- [Written exercise] Return the lines below exactly, from the first line to the line that contains "const FONT = 'Lato';". Leave out pictures.

- [Information provided]
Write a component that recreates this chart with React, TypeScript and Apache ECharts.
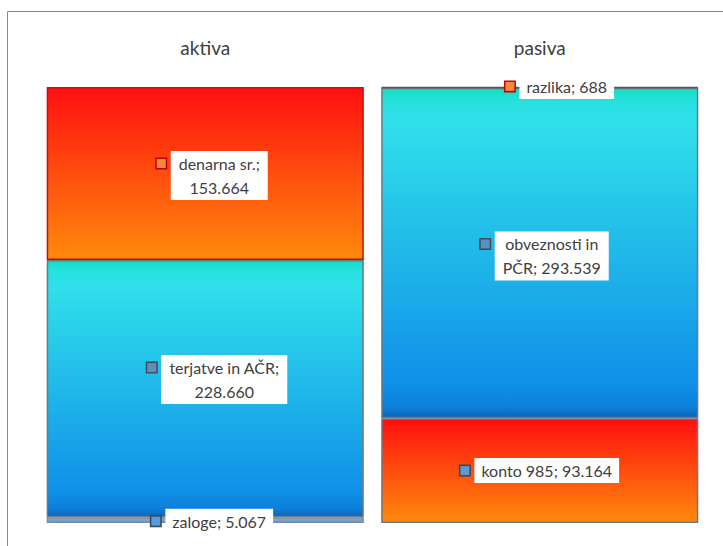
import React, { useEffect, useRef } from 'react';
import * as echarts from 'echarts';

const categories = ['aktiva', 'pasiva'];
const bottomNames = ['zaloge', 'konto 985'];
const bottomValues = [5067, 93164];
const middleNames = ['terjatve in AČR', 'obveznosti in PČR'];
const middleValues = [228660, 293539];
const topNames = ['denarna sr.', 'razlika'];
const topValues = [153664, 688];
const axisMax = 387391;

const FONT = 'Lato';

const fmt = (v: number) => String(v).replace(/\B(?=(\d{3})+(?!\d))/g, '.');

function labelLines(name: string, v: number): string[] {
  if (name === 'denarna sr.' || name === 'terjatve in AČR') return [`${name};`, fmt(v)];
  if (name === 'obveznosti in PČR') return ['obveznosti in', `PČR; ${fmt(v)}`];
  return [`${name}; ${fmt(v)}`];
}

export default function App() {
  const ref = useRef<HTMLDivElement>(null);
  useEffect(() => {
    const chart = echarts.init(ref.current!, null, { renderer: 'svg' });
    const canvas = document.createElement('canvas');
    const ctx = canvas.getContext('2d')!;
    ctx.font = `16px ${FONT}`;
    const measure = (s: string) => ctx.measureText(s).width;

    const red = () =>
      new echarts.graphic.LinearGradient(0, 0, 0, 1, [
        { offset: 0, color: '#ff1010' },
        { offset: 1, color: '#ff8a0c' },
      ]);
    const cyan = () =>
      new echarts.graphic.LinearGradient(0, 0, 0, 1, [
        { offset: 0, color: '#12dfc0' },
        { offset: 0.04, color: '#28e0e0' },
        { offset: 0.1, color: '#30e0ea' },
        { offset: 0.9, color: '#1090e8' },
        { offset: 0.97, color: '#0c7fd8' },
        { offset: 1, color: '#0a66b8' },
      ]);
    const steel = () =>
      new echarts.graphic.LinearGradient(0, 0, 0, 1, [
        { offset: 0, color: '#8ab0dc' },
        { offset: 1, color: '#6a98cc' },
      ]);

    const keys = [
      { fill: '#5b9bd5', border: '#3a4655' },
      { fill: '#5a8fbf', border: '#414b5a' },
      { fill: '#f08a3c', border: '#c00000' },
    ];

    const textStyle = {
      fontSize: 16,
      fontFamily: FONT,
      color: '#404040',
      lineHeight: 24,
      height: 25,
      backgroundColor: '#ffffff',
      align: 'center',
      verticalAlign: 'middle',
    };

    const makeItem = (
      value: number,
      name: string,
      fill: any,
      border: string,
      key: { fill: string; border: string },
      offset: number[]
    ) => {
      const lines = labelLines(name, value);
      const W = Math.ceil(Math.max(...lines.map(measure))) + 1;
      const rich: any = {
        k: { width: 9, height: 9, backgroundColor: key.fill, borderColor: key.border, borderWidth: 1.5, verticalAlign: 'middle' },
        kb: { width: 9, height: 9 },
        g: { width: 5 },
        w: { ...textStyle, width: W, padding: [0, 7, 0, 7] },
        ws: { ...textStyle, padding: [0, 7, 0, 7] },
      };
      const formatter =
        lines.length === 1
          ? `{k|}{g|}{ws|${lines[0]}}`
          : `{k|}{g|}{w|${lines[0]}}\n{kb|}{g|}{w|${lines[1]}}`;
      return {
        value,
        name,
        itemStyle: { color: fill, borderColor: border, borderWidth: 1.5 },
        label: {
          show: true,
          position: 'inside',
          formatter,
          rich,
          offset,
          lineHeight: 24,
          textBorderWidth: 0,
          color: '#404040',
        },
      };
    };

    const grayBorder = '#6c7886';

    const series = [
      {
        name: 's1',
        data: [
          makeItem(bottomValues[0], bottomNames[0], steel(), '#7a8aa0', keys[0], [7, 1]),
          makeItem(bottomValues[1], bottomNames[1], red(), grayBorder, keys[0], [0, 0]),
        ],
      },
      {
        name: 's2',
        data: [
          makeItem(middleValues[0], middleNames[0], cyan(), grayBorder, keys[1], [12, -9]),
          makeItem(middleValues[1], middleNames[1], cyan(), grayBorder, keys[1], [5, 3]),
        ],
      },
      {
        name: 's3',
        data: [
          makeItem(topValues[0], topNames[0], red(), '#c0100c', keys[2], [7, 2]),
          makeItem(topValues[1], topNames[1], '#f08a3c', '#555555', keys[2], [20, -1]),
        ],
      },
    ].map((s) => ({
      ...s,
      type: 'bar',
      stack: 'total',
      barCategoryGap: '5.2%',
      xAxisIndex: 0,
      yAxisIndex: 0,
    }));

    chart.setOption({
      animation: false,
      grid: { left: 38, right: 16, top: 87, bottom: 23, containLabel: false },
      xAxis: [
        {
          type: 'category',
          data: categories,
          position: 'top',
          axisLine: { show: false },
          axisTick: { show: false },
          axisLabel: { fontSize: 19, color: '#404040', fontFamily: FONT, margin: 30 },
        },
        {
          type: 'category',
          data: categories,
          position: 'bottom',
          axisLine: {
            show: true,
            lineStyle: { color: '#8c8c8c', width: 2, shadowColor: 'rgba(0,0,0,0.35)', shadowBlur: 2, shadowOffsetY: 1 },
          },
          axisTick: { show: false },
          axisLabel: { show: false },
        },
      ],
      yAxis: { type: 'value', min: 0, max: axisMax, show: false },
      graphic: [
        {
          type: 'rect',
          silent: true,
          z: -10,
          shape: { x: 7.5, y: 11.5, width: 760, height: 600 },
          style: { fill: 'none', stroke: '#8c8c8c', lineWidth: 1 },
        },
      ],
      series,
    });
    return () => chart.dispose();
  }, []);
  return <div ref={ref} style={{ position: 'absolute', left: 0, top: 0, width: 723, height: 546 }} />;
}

- [Exercise result]
Write a component that recreates this chart with React, TypeScript and Apache ECharts.
import React, { useEffect, useRef } from 'react';
import * as echarts from 'echarts';

const categories = ['aktiva', 'pasiva'];
const bottomNames = ['zaloge', 'konto 985'];
const bottomValues = [5067, 93164];
const middleNames = ['terjatve in AČR', 'obveznosti in PČR'];
const middleValues = [228660, 293539];
const topNames = ['denarna sr.', 'razlika'];
const topValues = [153664, 688];
const axisMax = 387391;

const FONT = 'Lato';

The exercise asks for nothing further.